Arctic sea ice is now more extensive than for 2007, 2012 and 2016, headed for 2011 and 2015. Unless there are cyclones this month or next, you’re sure to lose your “sure thing” bet, as your betters told you would be the case back in March.
Griffypoo,
Your hopes are being cruelly dashed yet again by reality during this eclipse week.
The turn that Arctic sea ice extent made the same day you crowed about how low it was has continued.
As your betters foretold, it has now crossed over not only 2012, 2007, 2011 and 2016, but is headed for 2015.
This trend is liable to hold until or unless there is a cyclone, again as your betters told you would be the case. As August wears on, the likelihood of a storm this month lessens.
Instead of the new low which you so confidently predicted, 2017 is liable to end up as fifth, sixth or even higher low year, unless there be a freak late summer cyclone. All that open water which so excited you only served to cool the Arctic Ocean, again just as your betters told you would be the case.
Calling all Griffters!
Hope you’re enjoying the games you said could now begin.

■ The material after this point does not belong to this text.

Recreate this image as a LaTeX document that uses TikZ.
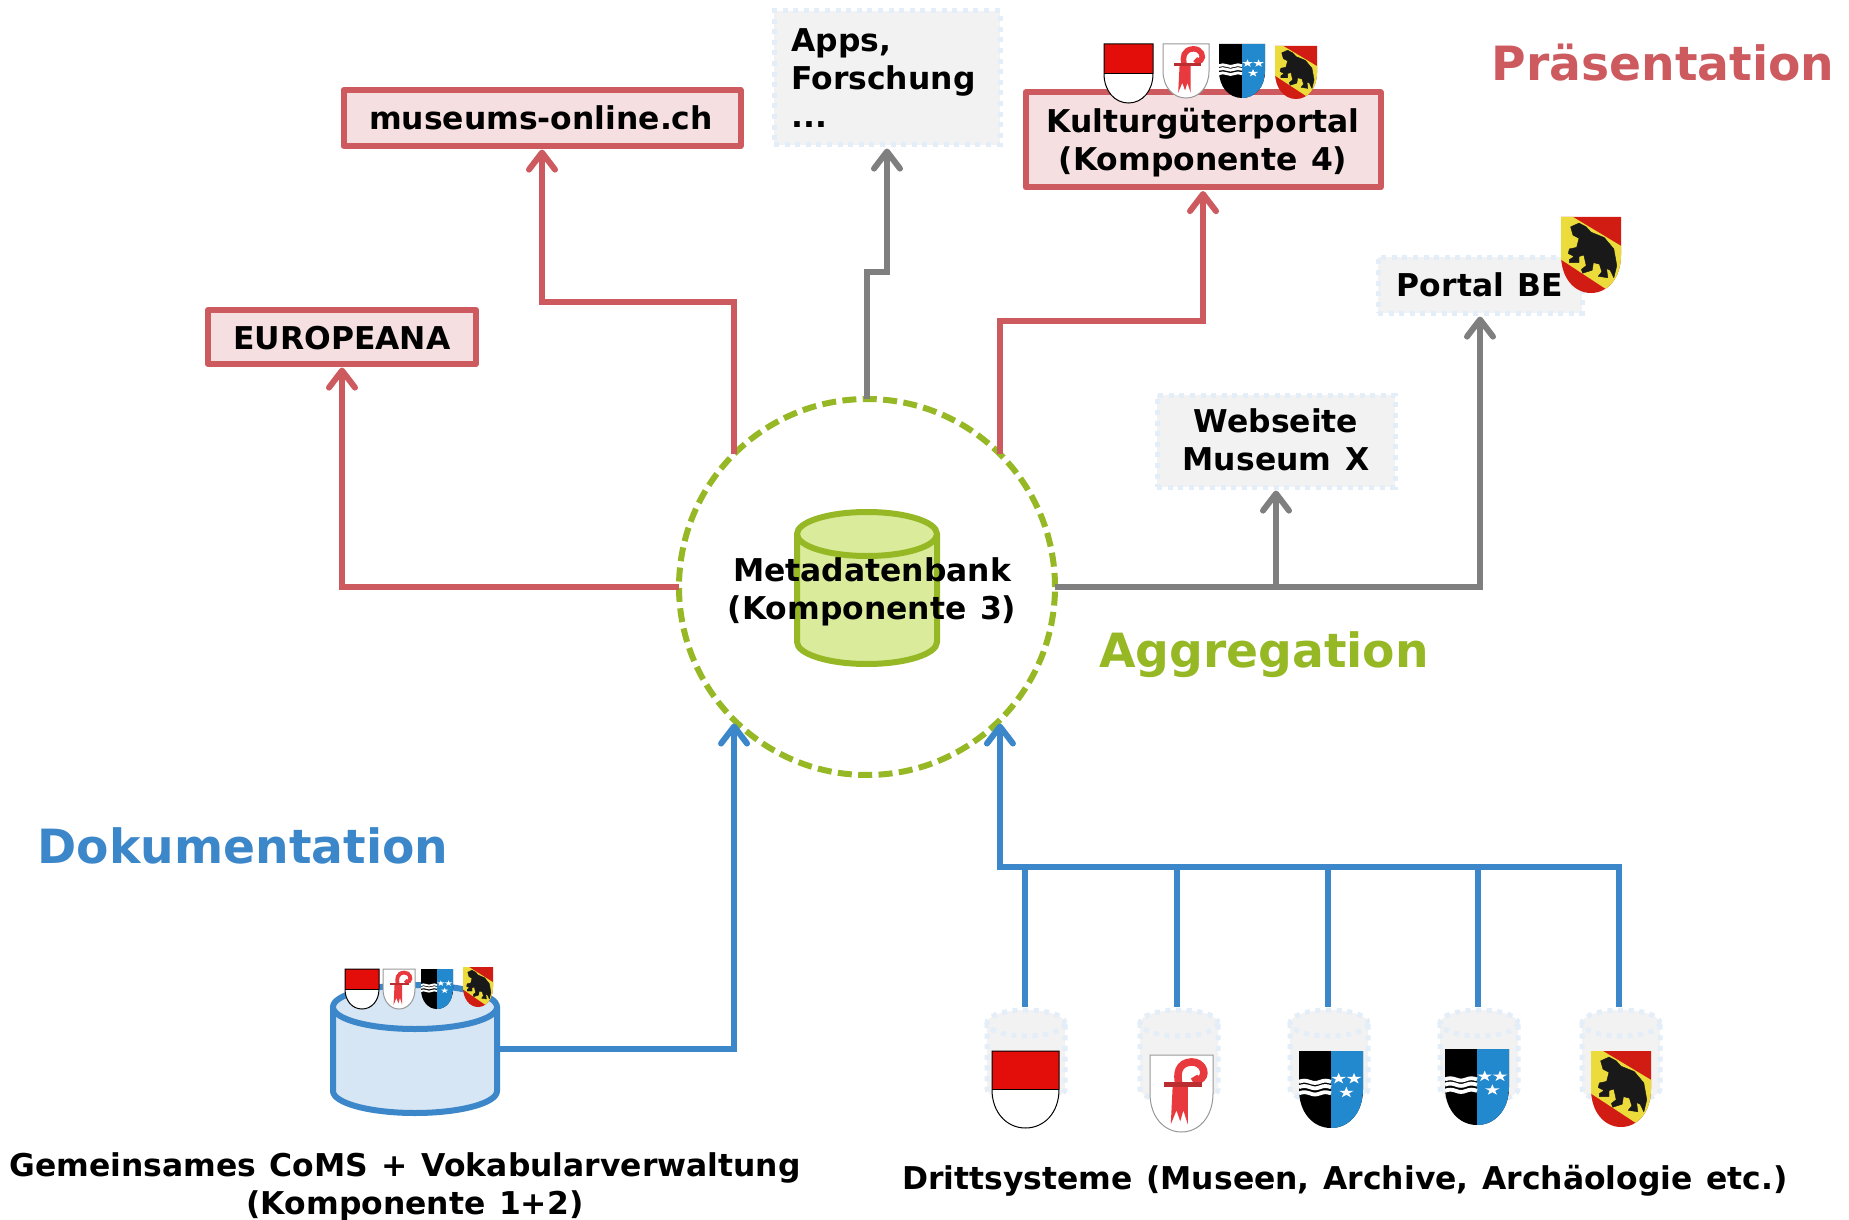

And that you’re OK, since you have mysteriously disappeared as Arctic sea ice melt has slowed so dramatically.
Looks as if this year will cross over 2015 tomorrow or Saturday.
A lot could still happen over the next month, but right now, it looks as if 2017 Arctic sea ice extent will finish in the middle of the past decade, higher than 2012, 2016, 2015, 2011 and 2007, but lower than 2009, 2013 and 2014, while 2008 and 2010 are still up for grabs. Depends upon how long the current melt rate trend lasts and whether there are storms.